Parse a response text to json object
I am hitting an api endpoint using python requests to get some data and here is my template of my response.text(Actual response contains millions of event objects)
{"event":"Session","properties":{"time":"1642145186", "distinct_id":"ABC-123", "Region":"EU"}}
{"event":"Login","properties":{"time":"1642125126", "distinct_id":"ABC-123", "Region":"EU"}}
{"event":"Register","properties":{"time":"16432125126", "distinct_id":"ABC-123", "Region":"EU"}}
When I try to convert my response.text to json object using response.json()
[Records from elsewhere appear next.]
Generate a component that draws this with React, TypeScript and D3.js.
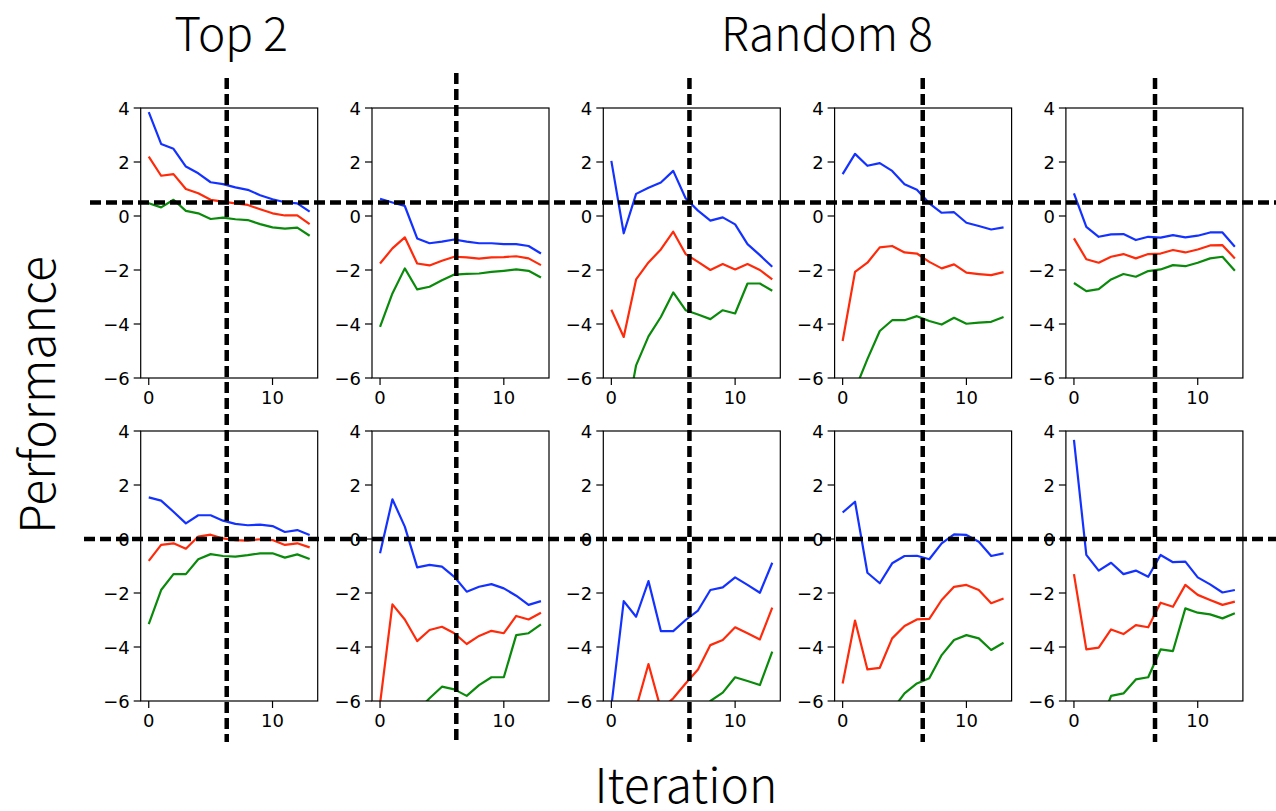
import React from "react";
import * as d3 from "d3";

// ---- data ----
const iterations = d3.range(0, 14);
const xTicks = [0, 10];
const yTicks = [4, 2, 0, -2, -4, -6];
const columnTitles = ["Top 2", "Random 8"];

// top row
const t1Blue = [3.85, 2.67, 2.49, 1.83, 1.58, 1.25, 1.18, 1.06, 0.97, 0.77, 0.62, 0.51, 0.47, 0.16];
const t1Red = [2.2, 1.49, 1.55, 1.0, 0.84, 0.6, 0.53, 0.47, 0.41, 0.25, 0.1, 0.02, 0.02, -0.3];
const t1Green = [0.47, 0.32, 0.6, 0.19, 0.1, -0.11, -0.06, -0.12, -0.15, -0.3, -0.42, -0.47, -0.43, -0.73];

const t2Blue = [0.64, 0.5, 0.37, -0.83, -1.01, -0.95, -0.87, -0.95, -1.01, -1.01, -1.04, -1.04, -1.11, -1.39];
const t2Red = [-1.76, -1.2, -0.79, -1.76, -1.83, -1.66, -1.51, -1.53, -1.58, -1.53, -1.52, -1.49, -1.57, -1.82];
const t2Green = [-4.11, -2.87, -1.94, -2.72, -2.62, -2.38, -2.17, -2.14, -2.13, -2.07, -2.03, -1.98, -2.03, -2.28];

const t3Blue = [2.04, -0.64, 0.82, 1.05, 1.24, 1.67, 0.66, 0.2, -0.17, -0.05, -0.31, -1.04, -1.45, -1.88];
const t3Red = [-3.47, -4.48, -2.35, -1.72, -1.24, -0.58, -1.41, -1.7, -2.0, -1.78, -1.98, -1.78, -2.0, -2.35];
const t3Green = [-9.0, -8.0, -5.53, -4.46, -3.74, -2.83, -3.49, -3.65, -3.82, -3.49, -3.61, -2.5, -2.5, -2.77];

const t4Blue = [1.55, 2.3, 1.86, 1.96, 1.67, 1.18, 0.97, 0.47, 0.12, 0.14, -0.25, -0.37, -0.5, -0.42];
const t4Red = [-4.63, -2.07, -1.73, -1.16, -1.11, -1.35, -1.39, -1.7, -1.94, -1.79, -2.1, -2.15, -2.19, -2.08];
const t4Green = [-9.0, -6.43, -5.3, -4.26, -3.86, -3.86, -3.71, -3.89, -4.02, -3.77, -3.99, -3.95, -3.92, -3.74];

const t5Blue = [0.84, -0.4, -0.77, -0.68, -0.67, -0.89, -0.77, -0.8, -0.71, -0.79, -0.73, -0.61, -0.61, -1.14];
const t5Red = [-0.83, -1.6, -1.73, -1.51, -1.41, -1.57, -1.41, -1.39, -1.26, -1.35, -1.24, -1.09, -1.08, -1.57];
const t5Green = [-2.48, -2.78, -2.71, -2.35, -2.15, -2.25, -2.04, -1.98, -1.82, -1.86, -1.73, -1.57, -1.51, -2.03];

// bottom row
const b1Blue = [1.54, 1.42, 1.01, 0.58, 0.88, 0.88, 0.68, 0.56, 0.51, 0.53, 0.48, 0.26, 0.33, 0.15];
const b1Red = [-0.81, -0.22, -0.16, -0.36, 0.09, 0.16, 0.02, -0.04, -0.06, -0.01, -0.04, -0.22, -0.16, -0.31];
const b1Green = [-3.15, -1.89, -1.3, -1.3, -0.75, -0.56, -0.63, -0.65, -0.6, -0.53, -0.53, -0.69, -0.57, -0.74];

const b2Blue = [-0.53, 1.47, 0.46, -1.05, -0.96, -1.02, -1.4, -1.95, -1.77, -1.67, -1.83, -2.1, -2.44, -2.3];
const b2Red = [-6.1, -2.42, -2.98, -3.78, -3.37, -3.25, -3.49, -3.89, -3.59, -3.4, -3.49, -2.85, -2.98, -2.73];
const b2Green = [-8.0, -7.5, -7.0, -6.36, -5.9, -5.47, -5.57, -5.81, -5.41, -5.12, -5.12, -3.56, -3.49, -3.16];

const b3Blue = [-6.2, -2.3, -2.88, -1.56, -3.41, -3.41, -3.0, -2.65, -1.89, -1.79, -1.42, -1.7, -1.99, -0.88];
const b3Red = [-8.0, -7.0, -6.26, -4.63, -6.3, -5.9, -5.35, -4.83, -3.93, -3.74, -3.27, -3.49, -3.72, -2.54];
const b3Green = [-9.0, -8.5, -8.0, -7.5, -7.2, -7.0, -6.8, -6.5, -6.0, -5.69, -5.12, -5.26, -5.41, -4.17];

const b4Blue = [0.98, 1.38, -1.25, -1.64, -0.9, -0.63, -0.62, -0.75, -0.16, 0.17, 0.15, -0.1, -0.63, -0.53];
const b4Red = [-5.35, -3.02, -4.83, -4.77, -3.68, -3.22, -2.98, -2.96, -2.26, -1.77, -1.7, -1.89, -2.38, -2.2];
const b4Green = [-9.0, -8.5, -8.0, -7.2, -6.33, -5.72, -5.35, -5.16, -4.3, -3.74, -3.56, -3.68, -4.11, -3.84];

const b5Blue = [3.67, -0.59, -1.17, -0.88, -1.3, -1.17, -1.4, -0.59, -0.86, -0.84, -1.42, -1.68, -1.98, -1.89];
const b5Red = [-1.3, -4.09, -4.02, -3.35, -3.52, -3.19, -3.27, -2.36, -2.51, -1.7, -2.07, -2.26, -2.44, -2.32];
const b5Green = [-9.0, -8.0, -7.0, -5.81, -5.72, -5.2, -5.12, -4.09, -4.15, -2.57, -2.73, -2.79, -2.94, -2.75];

// reference (dashed) lines: vertical per column (in iteration units), horizontal per row (performance units)
const columnCutoffs = [6.3, 6.16, 6.31, 6.47, 6.55];
const rowBaselines = [0.5, 0];

const panels = [
  [
    [t1Blue, t1Red, t1Green],
    [t2Blue, t2Red, t2Green],
    [t3Blue, t3Red, t3Green],
    [t4Blue, t4Red, t4Green],
    [t5Blue, t5Red, t5Green],
  ],
  [
    [b1Blue, b1Red, b1Green],
    [b2Blue, b2Red, b2Green],
    [b3Blue, b3Red, b3Green],
    [b4Blue, b4Red, b4Green],
    [b5Blue, b5Red, b5Green],
  ],
];

const seriesColors = ["#1432ff", "#ff2a0a", "#0a8a0a"];

// ---- layout ----
const W = 1276;
const H = 811;
const colLeft0 = 140.7;
const colStep = 231.3;
const panelW = 177;
const rowTops = [108, 431];
const panelH = 270;
const tickFont = "'DejaVu Sans', sans-serif";
const labelFont = "'Noto Sans CJK SC', 'Noto Sans', sans-serif";

const xScale = (c: number) =>
  d3.scaleLinear().domain([-0.65, 13.65]).range([colLeft0 + c * colStep, colLeft0 + c * colStep + panelW]);
const yScale = (r: number) => d3.scaleLinear().domain([-6, 4]).range([rowTops[r] + panelH, rowTops[r]]);

const fmt = (v: number) => (v < 0 ? "\u2212" + Math.abs(v) : String(v));

function Panel({ r, c }: { r: number; c: number }) {
  const x = xScale(c);
  const y = yScale(r);
  const [x0, x1] = x.range();
  const [yb, yt] = y.range();
  const id = `clip-${r}-${c}`;
  const line = d3
    .line<number>()
    .x((_, i) => x(iterations[i]))
    .y((d) => y(d));
  return (
    <g>
      <defs>
        <clipPath id={id}>
          <rect x={x0} y={yt} width={x1 - x0} height={yb - yt} />
        </clipPath>
      </defs>
      <rect x={x0} y={yt} width={x1 - x0} height={yb - yt} fill="white" />
      <g clipPath={`url(#${id})`}>
        {panels[r][c].map((s, i) => (
          <path key={i} d={line(s) || ""} fill="none" stroke={seriesColors[i]} strokeWidth={2.2} strokeLinejoin="round" />
        ))}
      </g>
      <rect x={x0} y={yt} width={x1 - x0} height={yb - yt} fill="none" stroke="#000" strokeWidth={1.2} />
      {yTicks.map((t) => (
        <g key={"y" + t}>
          <line x1={x0 - 7} x2={x0} y1={y(t)} y2={y(t)} stroke="#000" strokeWidth={1.2} />
          <text x={x0 - 11} y={y(t) + 6.6} textAnchor="end" fontFamily={tickFont} fontSize={18} fill="#000">
            {fmt(t)}
          </text>
        </g>
      ))}
      {xTicks.map((t) => (
        <g key={"x" + t}>
          <line x1={x(t)} x2={x(t)} y1={yb} y2={yb + 7} stroke="#000" strokeWidth={1.2} />
          <text x={x(t)} y={yb + 26} textAnchor="middle" fontFamily={tickFont} fontSize={18} fill="#000">
            {fmt(t)}
          </text>
        </g>
      ))}
    </g>
  );
}

export default function App() {
  const dash = "11 5";
  return (
    <svg width={W} height={H} style={{ position: "absolute", left: 0, top: 0, background: "white" }}>
      <rect width={W} height={H} fill="white" />
      {[0, 1].map((r) => [0, 1, 2, 3, 4].map((c) => <Panel key={`${r}-${c}`} r={r} c={c} />))}
      {/* horizontal reference lines */}
      {rowBaselines.map((v, r) => (
        <line key={"h" + r} x1={r === 0 ? 90 : 84} x2={W} y1={yScale(r)(v)} y2={yScale(r)(v)} stroke="#000" strokeWidth={4.5} strokeDasharray={dash} />
      ))}
      {/* vertical reference lines */}
      {columnCutoffs.map((v, c) => (
        <line key={"v" + c} x1={xScale(c)(v)} x2={xScale(c)(v)} y1={c === 1 ? 73 : 78} y2={742} stroke="#000" strokeWidth={4.5} strokeDasharray={dash} />
      ))}
      <text x={231} y={51} textAnchor="middle" fontFamily={labelFont} fontWeight={300} fontSize={46} fill="#000">
        {columnTitles[0]}
      </text>
      <text x={827} y={51} textAnchor="middle" fontFamily={labelFont} fontWeight={300} fontSize={46} fill="#000">
        {columnTitles[1]}
      </text>
      <text transform="translate(55,395) rotate(-90)" textAnchor="middle" fontFamily={labelFont} fontWeight={300} fontSize={48} fill="#000">
        Performance
      </text>
      <text x={686} y={803} textAnchor="middle" fontFamily={labelFont} fontWeight={300} fontSize={48} fill="#000">
        Iteration
      </text>
    </svg>
  );
}
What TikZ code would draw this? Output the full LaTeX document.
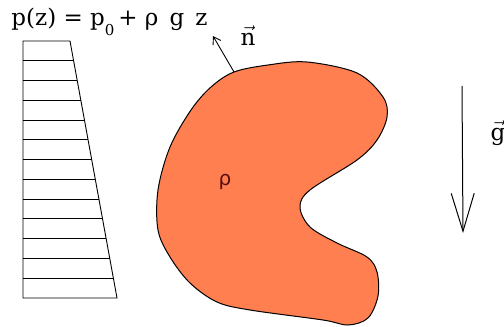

or json.loads(json.dumps(response.text))
it throws the following error
json.decoder.JSONDecodeError: Extra data:
I do understand why it is throwing that error as the response.text is not in the right format what JSON object need to be and I would like to convert that text into a json object. Is it something we can do with regex so we can add a comma
at the end of each line(I am newbie with Regex concept)? Or any other option? I would really appreciate some help here.
Solution 1:
That data is ndjson.
The spec says:
Each JSON text MUST conform to the [RFC7159] standard and MUST be written to the stream followed by the newline character
\n
(0x0A). The newline character MAY be preceded by a carriage return\r
(0x0D). The JSON texts MUST NOT contain newlines or carriage returns.
Since the delimeter is a newline you should split on newlines and decode each object individually.